Camera crews yesterday staked out the home, office and committee room of the Republican senator from Louisiana, who admitted Monday night that he was in the proverbial little black book of the alleged "D.C. Madam." But the lawmaker was on the lam.
The Senate voted to confirm a federal judge in Michigan. No Vitter.
The public works subcommittee on which Vitter is the ranking Republican held a hearing. No Vitter.
Three Louisiana officials testified at another hearing about Gulf Coast rebuilding. No Vitter.
Republican senators sat down to lunch with Vice President Cheney. No Vitter.
Rumors spread that the senator, present on the Senate floor Monday evening, had fled to the Big Easy -- but his aides ignored phone calls and e-mails throughout the day inquiring about the senator's whereabouts.
In Vitter's defense, he has more than his political future to worry about right now; he could lose his manhood.
His wife, Wendy, told Newhouse News Service in 2000 that if her husband cheated on her, she would react less like Hillary Clinton and more like the Manassas woman who cut off her sleeping husband's penis in 1993. "I'm a lot more like Lorena Bobbitt than Hillary," Wendy Vitter said. "If he does something like that, I'm walking away with one thing, and it's not alimony, trust me. I think fear is a very good motivating factor in a marriage."
Not good enough, evidently. In 2002, then-Congressman Vitter abandoned a race for governor, saying he and his wife had begun marriage counseling, not "in response to any dramatic issue or event." During his successful 2004 Senate campaign -- in which Vitter declared that "we need a U.S. senator who will stand up for Louisiana values" -- Vitter condemned as "just crass Louisiana politics" the allegation that he had an 11-month tryst with a French Quarter prostitute. But Monday night was different. Vitter issued a statement saying he had "received forgiveness from God and my wife" for his "very serious sin."
Luckily for Vitter, Louisiana voters have a history of leniency.

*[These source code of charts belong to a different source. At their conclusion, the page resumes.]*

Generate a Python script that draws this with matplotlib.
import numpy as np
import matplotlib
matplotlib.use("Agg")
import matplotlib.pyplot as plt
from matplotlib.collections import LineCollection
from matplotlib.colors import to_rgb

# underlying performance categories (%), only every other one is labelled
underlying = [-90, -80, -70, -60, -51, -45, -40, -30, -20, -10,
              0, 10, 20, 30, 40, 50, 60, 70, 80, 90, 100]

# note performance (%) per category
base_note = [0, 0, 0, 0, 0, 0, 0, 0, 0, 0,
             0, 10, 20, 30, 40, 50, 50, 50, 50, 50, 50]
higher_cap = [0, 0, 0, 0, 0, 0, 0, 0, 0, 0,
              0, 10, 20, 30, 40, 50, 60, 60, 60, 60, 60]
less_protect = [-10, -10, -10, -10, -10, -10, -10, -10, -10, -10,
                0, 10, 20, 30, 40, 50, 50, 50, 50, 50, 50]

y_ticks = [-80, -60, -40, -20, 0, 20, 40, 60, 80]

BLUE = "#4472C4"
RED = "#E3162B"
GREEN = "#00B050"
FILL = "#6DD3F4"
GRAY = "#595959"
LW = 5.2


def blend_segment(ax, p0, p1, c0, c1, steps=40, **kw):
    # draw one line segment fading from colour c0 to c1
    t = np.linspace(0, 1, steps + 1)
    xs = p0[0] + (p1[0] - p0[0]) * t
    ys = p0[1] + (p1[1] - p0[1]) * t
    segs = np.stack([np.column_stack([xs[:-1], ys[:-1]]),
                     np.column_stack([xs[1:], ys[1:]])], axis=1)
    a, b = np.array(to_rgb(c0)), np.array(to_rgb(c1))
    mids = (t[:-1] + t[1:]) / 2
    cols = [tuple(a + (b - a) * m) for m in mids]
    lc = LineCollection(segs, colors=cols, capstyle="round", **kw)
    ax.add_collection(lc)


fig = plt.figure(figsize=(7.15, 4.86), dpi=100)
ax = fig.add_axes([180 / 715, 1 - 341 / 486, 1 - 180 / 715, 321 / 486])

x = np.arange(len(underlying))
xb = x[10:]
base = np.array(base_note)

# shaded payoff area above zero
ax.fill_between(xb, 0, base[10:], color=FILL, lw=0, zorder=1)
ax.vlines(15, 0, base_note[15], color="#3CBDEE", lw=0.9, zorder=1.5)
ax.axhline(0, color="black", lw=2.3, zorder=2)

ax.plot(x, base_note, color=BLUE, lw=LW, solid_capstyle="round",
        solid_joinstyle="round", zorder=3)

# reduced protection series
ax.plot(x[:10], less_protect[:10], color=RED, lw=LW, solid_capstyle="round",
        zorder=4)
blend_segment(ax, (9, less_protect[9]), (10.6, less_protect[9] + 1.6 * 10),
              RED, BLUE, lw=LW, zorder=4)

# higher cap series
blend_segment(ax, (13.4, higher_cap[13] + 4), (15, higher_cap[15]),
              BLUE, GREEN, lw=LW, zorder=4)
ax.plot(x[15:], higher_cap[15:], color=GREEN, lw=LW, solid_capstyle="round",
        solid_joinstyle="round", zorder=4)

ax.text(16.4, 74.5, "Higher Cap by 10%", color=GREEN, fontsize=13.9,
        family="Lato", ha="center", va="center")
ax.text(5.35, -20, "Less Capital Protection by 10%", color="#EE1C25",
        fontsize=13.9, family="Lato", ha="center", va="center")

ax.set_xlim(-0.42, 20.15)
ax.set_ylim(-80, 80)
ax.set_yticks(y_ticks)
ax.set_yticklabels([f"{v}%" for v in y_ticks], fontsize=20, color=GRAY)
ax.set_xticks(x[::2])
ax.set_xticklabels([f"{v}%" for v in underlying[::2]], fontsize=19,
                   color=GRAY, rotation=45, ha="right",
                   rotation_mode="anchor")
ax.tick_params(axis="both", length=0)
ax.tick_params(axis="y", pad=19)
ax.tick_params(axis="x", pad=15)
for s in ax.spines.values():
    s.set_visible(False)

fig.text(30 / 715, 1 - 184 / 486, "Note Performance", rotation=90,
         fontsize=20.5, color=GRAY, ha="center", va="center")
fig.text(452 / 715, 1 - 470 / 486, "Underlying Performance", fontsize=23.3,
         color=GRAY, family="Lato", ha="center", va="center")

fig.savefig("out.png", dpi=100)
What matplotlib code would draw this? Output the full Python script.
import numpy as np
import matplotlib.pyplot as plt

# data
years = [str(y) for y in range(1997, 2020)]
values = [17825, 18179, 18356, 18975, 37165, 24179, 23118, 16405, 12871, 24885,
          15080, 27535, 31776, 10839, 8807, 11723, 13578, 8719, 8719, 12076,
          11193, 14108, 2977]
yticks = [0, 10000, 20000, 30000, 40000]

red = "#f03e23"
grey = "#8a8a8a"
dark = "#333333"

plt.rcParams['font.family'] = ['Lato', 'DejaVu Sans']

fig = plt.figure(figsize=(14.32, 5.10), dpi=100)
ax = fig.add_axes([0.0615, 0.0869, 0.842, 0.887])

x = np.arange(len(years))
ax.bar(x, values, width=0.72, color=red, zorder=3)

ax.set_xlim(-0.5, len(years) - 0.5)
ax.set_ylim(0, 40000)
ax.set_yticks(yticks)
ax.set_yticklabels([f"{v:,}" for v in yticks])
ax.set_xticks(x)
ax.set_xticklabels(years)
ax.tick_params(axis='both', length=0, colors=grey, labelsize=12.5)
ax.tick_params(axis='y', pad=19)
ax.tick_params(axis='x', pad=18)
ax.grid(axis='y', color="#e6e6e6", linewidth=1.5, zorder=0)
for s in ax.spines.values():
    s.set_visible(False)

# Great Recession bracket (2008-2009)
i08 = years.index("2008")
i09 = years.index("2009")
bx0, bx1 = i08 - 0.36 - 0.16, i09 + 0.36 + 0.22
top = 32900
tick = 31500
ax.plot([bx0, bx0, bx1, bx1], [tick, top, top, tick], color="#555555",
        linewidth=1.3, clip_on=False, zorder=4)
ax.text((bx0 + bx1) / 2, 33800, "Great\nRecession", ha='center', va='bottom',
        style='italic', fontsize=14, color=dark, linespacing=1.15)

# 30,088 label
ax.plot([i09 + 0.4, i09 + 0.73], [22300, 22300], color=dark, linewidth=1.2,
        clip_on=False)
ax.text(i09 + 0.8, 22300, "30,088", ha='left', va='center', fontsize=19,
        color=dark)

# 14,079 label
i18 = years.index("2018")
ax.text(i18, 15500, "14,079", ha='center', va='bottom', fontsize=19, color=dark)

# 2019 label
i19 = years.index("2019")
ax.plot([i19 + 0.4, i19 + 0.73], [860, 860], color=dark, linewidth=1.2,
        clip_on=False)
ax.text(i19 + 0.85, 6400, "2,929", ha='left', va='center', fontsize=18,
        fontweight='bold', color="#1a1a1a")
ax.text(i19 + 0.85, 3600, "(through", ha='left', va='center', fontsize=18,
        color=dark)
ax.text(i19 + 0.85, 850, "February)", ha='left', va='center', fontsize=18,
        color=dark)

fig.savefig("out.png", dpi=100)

A half-century ago, Gov. Earl Long had his famous affair with the Bourbon Street stripper Blaze Starr. A quarter-century ago, Gov. Edwin Edwards remarked that he would lose only if "caught in bed with a dead girl or a live boy." And Vitter himself won election to Congress in 1999 replacing Bob Livingston, who would have been House speaker if his adultery hadn't been discovered by pornographer Larry Flynt -- the same Larry Flynt who apparently forced Vitter's confession.